• _WHAT NEEDS TO BE DONE_: Repeat every line of the data exactly, but not the pictures.
— START DATA SECTION —
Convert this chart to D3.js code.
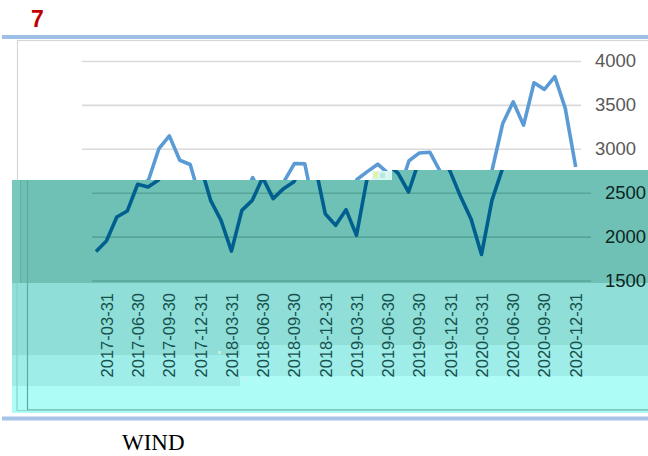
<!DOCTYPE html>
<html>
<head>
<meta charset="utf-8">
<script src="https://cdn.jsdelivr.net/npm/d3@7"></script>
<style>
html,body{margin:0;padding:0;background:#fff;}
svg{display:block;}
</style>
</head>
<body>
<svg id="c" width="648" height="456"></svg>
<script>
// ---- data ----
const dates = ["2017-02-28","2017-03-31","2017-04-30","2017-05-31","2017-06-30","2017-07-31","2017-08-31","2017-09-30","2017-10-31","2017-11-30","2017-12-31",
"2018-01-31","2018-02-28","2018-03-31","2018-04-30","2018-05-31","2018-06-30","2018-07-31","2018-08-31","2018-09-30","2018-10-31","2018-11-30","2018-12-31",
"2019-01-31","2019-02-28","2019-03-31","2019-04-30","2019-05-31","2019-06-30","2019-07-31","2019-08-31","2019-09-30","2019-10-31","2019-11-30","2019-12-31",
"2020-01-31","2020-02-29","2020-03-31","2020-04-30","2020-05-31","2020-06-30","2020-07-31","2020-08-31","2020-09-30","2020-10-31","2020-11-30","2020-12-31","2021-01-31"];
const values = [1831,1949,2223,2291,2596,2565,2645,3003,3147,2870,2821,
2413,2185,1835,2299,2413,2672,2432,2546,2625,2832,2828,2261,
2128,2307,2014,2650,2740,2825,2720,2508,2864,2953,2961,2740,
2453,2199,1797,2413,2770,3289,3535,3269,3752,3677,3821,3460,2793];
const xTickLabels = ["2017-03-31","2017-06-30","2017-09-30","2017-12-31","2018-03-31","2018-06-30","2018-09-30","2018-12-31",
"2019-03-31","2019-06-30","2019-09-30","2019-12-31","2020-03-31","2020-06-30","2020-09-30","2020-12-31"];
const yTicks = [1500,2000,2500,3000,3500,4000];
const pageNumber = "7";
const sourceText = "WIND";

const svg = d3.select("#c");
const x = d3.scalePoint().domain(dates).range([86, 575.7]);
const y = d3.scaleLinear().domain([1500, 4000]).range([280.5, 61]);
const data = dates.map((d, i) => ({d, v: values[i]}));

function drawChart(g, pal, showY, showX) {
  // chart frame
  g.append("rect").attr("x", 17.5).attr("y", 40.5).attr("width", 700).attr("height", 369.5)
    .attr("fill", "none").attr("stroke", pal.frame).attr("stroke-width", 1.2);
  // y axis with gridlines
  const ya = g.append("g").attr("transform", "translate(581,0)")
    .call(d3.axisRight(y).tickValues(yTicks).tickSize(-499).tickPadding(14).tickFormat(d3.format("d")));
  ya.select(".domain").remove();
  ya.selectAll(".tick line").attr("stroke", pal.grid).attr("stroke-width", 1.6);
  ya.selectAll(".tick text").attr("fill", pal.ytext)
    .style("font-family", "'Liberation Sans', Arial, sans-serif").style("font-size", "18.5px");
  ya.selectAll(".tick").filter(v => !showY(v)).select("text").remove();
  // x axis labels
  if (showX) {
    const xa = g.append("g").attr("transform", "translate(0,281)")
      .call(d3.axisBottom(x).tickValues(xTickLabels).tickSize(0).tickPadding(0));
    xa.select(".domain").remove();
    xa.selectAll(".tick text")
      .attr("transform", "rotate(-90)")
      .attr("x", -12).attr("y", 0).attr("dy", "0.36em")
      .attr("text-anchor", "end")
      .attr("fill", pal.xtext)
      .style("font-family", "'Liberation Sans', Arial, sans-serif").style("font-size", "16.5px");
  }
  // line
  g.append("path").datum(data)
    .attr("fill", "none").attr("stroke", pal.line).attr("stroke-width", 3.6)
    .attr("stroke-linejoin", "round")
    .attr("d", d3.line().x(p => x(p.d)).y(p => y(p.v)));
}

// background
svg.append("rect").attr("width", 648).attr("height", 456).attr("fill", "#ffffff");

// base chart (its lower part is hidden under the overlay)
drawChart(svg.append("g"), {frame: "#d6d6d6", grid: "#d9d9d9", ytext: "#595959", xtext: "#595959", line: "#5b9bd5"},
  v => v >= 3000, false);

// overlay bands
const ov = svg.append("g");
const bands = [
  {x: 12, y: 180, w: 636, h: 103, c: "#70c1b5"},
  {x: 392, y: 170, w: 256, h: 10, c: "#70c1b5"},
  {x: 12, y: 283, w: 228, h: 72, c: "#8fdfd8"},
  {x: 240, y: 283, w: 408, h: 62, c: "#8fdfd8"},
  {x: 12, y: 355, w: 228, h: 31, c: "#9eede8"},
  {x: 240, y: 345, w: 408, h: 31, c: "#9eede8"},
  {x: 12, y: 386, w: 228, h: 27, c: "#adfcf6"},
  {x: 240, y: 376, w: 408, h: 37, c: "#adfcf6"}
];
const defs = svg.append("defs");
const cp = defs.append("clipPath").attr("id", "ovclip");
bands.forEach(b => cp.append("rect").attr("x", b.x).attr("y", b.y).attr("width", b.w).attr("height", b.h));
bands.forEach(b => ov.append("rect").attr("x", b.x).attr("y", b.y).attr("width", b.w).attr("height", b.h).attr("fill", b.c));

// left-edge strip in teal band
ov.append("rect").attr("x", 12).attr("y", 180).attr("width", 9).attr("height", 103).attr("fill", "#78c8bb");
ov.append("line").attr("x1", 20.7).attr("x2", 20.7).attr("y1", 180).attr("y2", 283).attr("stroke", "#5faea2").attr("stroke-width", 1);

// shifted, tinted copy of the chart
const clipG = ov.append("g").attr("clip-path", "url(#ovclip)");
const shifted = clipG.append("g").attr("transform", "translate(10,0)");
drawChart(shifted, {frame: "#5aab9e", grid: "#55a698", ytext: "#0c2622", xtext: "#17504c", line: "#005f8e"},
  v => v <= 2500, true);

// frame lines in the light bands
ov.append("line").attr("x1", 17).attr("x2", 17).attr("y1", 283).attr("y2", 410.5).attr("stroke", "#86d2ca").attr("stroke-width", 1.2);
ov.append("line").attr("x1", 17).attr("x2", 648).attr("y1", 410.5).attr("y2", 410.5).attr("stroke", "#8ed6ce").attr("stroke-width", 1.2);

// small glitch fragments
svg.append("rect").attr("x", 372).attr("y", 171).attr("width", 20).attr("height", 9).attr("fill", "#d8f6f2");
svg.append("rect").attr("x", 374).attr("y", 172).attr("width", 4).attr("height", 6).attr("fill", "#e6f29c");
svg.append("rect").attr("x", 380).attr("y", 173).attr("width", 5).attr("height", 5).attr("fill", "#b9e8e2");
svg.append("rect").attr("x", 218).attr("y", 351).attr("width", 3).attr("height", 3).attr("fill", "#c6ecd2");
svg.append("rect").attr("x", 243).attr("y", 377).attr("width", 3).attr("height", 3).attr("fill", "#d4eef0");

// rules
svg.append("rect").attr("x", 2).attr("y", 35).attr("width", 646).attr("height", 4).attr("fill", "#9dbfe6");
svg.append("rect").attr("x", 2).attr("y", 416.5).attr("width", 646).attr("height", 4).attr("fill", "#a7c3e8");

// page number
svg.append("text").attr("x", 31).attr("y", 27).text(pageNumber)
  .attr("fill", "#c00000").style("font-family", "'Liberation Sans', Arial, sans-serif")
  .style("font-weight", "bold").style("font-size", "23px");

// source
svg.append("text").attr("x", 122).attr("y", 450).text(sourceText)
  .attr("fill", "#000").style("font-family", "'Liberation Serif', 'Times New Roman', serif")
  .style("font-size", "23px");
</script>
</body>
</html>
— END DATA SECTION —
• _RESPONSE_:
Convert this chart to D3.js code.
<!DOCTYPE html>
<html>
<head>
<meta charset="utf-8">
<script src="https://cdn.jsdelivr.net/npm/d3@7"></script>
<style>
html,body{margin:0;padding:0;background:#fff;}
svg{display:block;}
</style>
</head>
<body>
<svg id="c" width="648" height="456"></svg>
<script>
// ---- data ----
const dates = ["2017-02-28","2017-03-31","2017-04-30","2017-05-31","2017-06-30","2017-07-31","2017-08-31","2017-09-30","2017-10-31","2017-11-30","2017-12-31",
"2018-01-31","2018-02-28","2018-03-31","2018-04-30","2018-05-31","2018-06-30","2018-07-31","2018-08-31","2018-09-30","2018-10-31","2018-11-30","2018-12-31",
"2019-01-31","2019-02-28","2019-03-31","2019-04-30","2019-05-31","2019-06-30","2019-07-31","2019-08-31","2019-09-30","2019-10-31","2019-11-30","2019-12-31",
"2020-01-31","2020-02-29","2020-03-31","2020-04-30","2020-05-31","2020-06-30","2020-07-31","2020-08-31","2020-09-30","2020-10-31","2020-11-30","2020-12-31","2021-01-31"];
const values = [1831,1949,2223,2291,2596,2565,2645,3003,3147,2870,2821,
2413,2185,1835,2299,2413,2672,2432,2546,2625,2832,2828,2261,
2128,2307,2014,2650,2740,2825,2720,2508,2864,2953,2961,2740,
2453,2199,1797,2413,2770,3289,3535,3269,3752,3677,3821,3460,2793];
const xTickLabels = ["2017-03-31","2017-06-30","2017-09-30","2017-12-31","2018-03-31","2018-06-30","2018-09-30","2018-12-31",
"2019-03-31","2019-06-30","2019-09-30","2019-12-31","2020-03-31","2020-06-30","2020-09-30","2020-12-31"];
const yTicks = [1500,2000,2500,3000,3500,4000];
const pageNumber = "7";
const sourceText = "WIND";

const svg = d3.select("#c");
const x = d3.scalePoint().domain(dates).range([86, 575.7]);
const y = d3.scaleLinear().domain([1500, 4000]).range([280.5, 61]);
const data = dates.map((d, i) => ({d, v: values[i]}));

function drawChart(g, pal, showY, showX) {
  // chart frame
  g.append("rect").attr("x", 17.5).attr("y", 40.5).attr("width", 700).attr("height", 369.5)
    .attr("fill", "none").attr("stroke", pal.frame).attr("stroke-width", 1.2);
  // y axis with gridlines
  const ya = g.append("g").attr("transform", "translate(581,0)")
    .call(d3.axisRight(y).tickValues(yTicks).tickSize(-499).tickPadding(14).tickFormat(d3.format("d")));
  ya.select(".domain").remove();
  ya.selectAll(".tick line").attr("stroke", pal.grid).attr("stroke-width", 1.6);
  ya.selectAll(".tick text").attr("fill", pal.ytext)
    .style("font-family", "'Liberation Sans', Arial, sans-serif").style("font-size", "18.5px");
  ya.selectAll(".tick").filter(v => !showY(v)).select("text").remove();
  // x axis labels
  if (showX) {
    const xa = g.append("g").attr("transform", "translate(0,281)")
      .call(d3.axisBottom(x).tickValues(xTickLabels).tickSize(0).tickPadding(0));
    xa.select(".domain").remove();
    xa.selectAll(".tick text")
      .attr("transform", "rotate(-90)")
      .attr("x", -12).attr("y", 0).attr("dy", "0.36em")
      .attr("text-anchor", "end")
      .attr("fill", pal.xtext)
      .style("font-family", "'Liberation Sans', Arial, sans-serif").style("font-size", "16.5px");
  }
  // line
  g.append("path").datum(data)
    .attr("fill", "none").attr("stroke", pal.line).attr("stroke-width", 3.6)
    .attr("stroke-linejoin", "round")
    .attr("d", d3.line().x(p => x(p.d)).y(p => y(p.v)));
}

// background
svg.append("rect").attr("width", 648).attr("height", 456).attr("fill", "#ffffff");

// base chart (its lower part is hidden under the overlay)
drawChart(svg.append("g"), {frame: "#d6d6d6", grid: "#d9d9d9", ytext: "#595959", xtext: "#595959", line: "#5b9bd5"},
  v => v >= 3000, false);

// overlay bands
const ov = svg.append("g");
const bands = [
  {x: 12, y: 180, w: 636, h: 103, c: "#70c1b5"},
  {x: 392, y: 170, w: 256, h: 10, c: "#70c1b5"},
  {x: 12, y: 283, w: 228, h: 72, c: "#8fdfd8"},
  {x: 240, y: 283, w: 408, h: 62, c: "#8fdfd8"},
  {x: 12, y: 355, w: 228, h: 31, c: "#9eede8"},
  {x: 240, y: 345, w: 408, h: 31, c: "#9eede8"},
  {x: 12, y: 386, w: 228, h: 27, c: "#adfcf6"},
  {x: 240, y: 376, w: 408, h: 37, c: "#adfcf6"}
];
const defs = svg.append("defs");
const cp = defs.append("clipPath").attr("id", "ovclip");
bands.forEach(b => cp.append("rect").attr("x", b.x).attr("y", b.y).attr("width", b.w).attr("height", b.h));
bands.forEach(b => ov.append("rect").attr("x", b.x).attr("y", b.y).attr("width", b.w).attr("height", b.h).attr("fill", b.c));

// left-edge strip in teal band
ov.append("rect").attr("x", 12).attr("y", 180).attr("width", 9).attr("height", 103).attr("fill", "#78c8bb");
ov.append("line").attr("x1", 20.7).attr("x2", 20.7).attr("y1", 180).attr("y2", 283).attr("stroke", "#5faea2").attr("stroke-width", 1);

// shifted, tinted copy of the chart
const clipG = ov.append("g").attr("clip-path", "url(#ovclip)");
const shifted = clipG.append("g").attr("transform", "translate(10,0)");
drawChart(shifted, {frame: "#5aab9e", grid: "#55a698", ytext: "#0c2622", xtext: "#17504c", line: "#005f8e"},
  v => v <= 2500, true);

// frame lines in the light bands
ov.append("line").attr("x1", 17).attr("x2", 17).attr("y1", 283).attr("y2", 410.5).attr("stroke", "#86d2ca").attr("stroke-width", 1.2);
ov.append("line").attr("x1", 17).attr("x2", 648).attr("y1", 410.5).attr("y2", 410.5).attr("stroke", "#8ed6ce").attr("stroke-width", 1.2);

// small glitch fragments
svg.append("rect").attr("x", 372).attr("y", 171).attr("width", 20).attr("height", 9).attr("fill", "#d8f6f2");
svg.append("rect").attr("x", 374).attr("y", 172).attr("width", 4).attr("height", 6).attr("fill", "#e6f29c");
svg.append("rect").attr("x", 380).attr("y", 173).attr("width", 5).attr("height", 5).attr("fill", "#b9e8e2");
svg.append("rect").attr("x", 218).attr("y", 351).attr("width", 3).attr("height", 3).attr("fill", "#c6ecd2");
svg.append("rect").attr("x", 243).attr("y", 377).attr("width", 3).attr("height", 3).attr("fill", "#d4eef0");

// rules
svg.append("rect").attr("x", 2).attr("y", 35).attr("width", 646).attr("height", 4).attr("fill", "#9dbfe6");
svg.append("rect").attr("x", 2).attr("y", 416.5).attr("width", 646).attr("height", 4).attr("fill", "#a7c3e8");

// page number
svg.append("text").attr("x", 31).attr("y", 27).text(pageNumber)
  .attr("fill", "#c00000").style("font-family", "'Liberation Sans', Arial, sans-serif")
  .style("font-weight", "bold").style("font-size", "23px");

// source
svg.append("text").attr("x", 122).attr("y", 450).text(sourceText)
  .attr("fill", "#000").style("font-family", "'Liberation Serif', 'Times New Roman', serif")
  .style("font-size", "23px");
</script>
</body>
</html>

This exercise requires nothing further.